Those are precisely the kinds of points the BBC has to address. It has to make sure that more and more of its money is spent on programming rather than on administration. That is why I congratulate the hon. Gentleman on one element of his campaign, which is that he has argued forcefully that the collection system that we must have for the licence fee costs some £100 million a year and he has asked whether there is a better way of doing that. That is a perfectly legitimate question to ask.
Of course there are those—I see the hon. Member for Shipley (Philip Davies) has just entered the Chamber at precisely the right moment—who would dismantle the licence fee. He is the only member of the Select Committee who voted to get rid of the licence fee completely. Some people would want to change it, and that is a perfectly legitimate argument to have. My concern about how the Government behaved on this issue is that the version they sent through to the House of Lords would have meant that the Government could have instituted the decriminalisation of non-payment of the licence fee without consideration of that issue within the whole package of other issues relating to the BBC and charter renewal. In effect, that would have left the door open to dismantling the licence fee without even intending to do so. I am certain that, as right hon. and hon. Members said in the House of Lords, if the Government were to proceed too swiftly, we would simply see a significant fall in licence fee take-up almost immediately. We could be talking about something in the region of £200 million or £250 million, which is more than the cost of all children’s broadcasting.
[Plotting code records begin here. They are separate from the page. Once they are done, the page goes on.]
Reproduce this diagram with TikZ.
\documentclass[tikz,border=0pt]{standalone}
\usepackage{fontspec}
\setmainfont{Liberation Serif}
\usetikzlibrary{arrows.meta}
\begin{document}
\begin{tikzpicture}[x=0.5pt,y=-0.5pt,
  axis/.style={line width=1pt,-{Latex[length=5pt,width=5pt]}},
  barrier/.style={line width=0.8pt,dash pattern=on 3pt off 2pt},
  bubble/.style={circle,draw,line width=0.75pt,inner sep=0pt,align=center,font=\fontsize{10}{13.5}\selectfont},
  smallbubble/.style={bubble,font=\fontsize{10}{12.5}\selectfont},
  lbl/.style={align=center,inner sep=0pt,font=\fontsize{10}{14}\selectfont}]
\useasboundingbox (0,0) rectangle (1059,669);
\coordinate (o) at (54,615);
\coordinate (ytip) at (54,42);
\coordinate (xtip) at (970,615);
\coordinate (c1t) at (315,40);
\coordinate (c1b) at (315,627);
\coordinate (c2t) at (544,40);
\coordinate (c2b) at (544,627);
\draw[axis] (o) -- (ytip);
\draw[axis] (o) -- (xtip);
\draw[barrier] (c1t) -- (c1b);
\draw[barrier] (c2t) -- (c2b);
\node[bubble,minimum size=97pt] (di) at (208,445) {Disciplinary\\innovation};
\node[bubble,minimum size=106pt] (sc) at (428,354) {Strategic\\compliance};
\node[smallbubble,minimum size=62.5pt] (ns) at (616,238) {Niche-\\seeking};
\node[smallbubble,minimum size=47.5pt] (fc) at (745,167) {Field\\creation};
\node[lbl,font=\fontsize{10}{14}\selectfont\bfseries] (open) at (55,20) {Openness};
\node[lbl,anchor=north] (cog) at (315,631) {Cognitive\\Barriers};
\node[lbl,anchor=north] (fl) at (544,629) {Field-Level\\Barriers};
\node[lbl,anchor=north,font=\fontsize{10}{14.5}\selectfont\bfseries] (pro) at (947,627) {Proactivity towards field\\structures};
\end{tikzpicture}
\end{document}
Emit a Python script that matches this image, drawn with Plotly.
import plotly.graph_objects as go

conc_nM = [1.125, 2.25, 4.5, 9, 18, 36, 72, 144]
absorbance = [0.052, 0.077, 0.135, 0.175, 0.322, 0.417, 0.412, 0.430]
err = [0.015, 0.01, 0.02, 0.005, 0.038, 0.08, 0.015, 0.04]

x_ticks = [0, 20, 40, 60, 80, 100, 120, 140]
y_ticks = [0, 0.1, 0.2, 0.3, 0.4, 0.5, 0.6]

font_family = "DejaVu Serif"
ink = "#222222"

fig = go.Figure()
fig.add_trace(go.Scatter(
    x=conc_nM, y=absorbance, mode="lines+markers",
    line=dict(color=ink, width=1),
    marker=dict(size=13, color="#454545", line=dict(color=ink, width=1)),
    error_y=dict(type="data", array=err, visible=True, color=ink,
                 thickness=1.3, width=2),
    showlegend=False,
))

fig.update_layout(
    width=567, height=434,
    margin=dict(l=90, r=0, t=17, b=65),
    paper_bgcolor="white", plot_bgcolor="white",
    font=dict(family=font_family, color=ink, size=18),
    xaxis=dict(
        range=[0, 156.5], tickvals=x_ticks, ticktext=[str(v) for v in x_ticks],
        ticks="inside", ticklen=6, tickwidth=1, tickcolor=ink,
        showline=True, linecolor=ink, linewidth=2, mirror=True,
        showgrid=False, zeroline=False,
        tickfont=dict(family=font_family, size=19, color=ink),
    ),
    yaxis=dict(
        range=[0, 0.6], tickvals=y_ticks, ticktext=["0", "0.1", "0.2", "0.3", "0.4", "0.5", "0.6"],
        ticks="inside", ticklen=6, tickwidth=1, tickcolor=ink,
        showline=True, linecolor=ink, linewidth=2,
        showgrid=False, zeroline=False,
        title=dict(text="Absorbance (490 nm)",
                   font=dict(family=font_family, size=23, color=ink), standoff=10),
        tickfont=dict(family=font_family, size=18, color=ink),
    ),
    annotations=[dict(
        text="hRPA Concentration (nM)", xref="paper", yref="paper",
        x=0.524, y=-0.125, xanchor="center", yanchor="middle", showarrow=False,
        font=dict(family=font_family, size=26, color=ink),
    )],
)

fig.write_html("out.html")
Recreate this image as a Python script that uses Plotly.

We need to think carefully about the timing of how we proceed, which is why Labour supported in the House of Lords the amendment that the Government are objecting to today, but not really objecting to. They are doing an adroit about-turn, for which we are deeply grateful. I wish to praise my colleagues in the House of Lords, particularly Lord Stevenson of Balmacara and Baroness Hayter of Kentish Town, who made sure that the amendment was carried, with a lot of cross-Bench support and a significant amount of Liberal Democrat support.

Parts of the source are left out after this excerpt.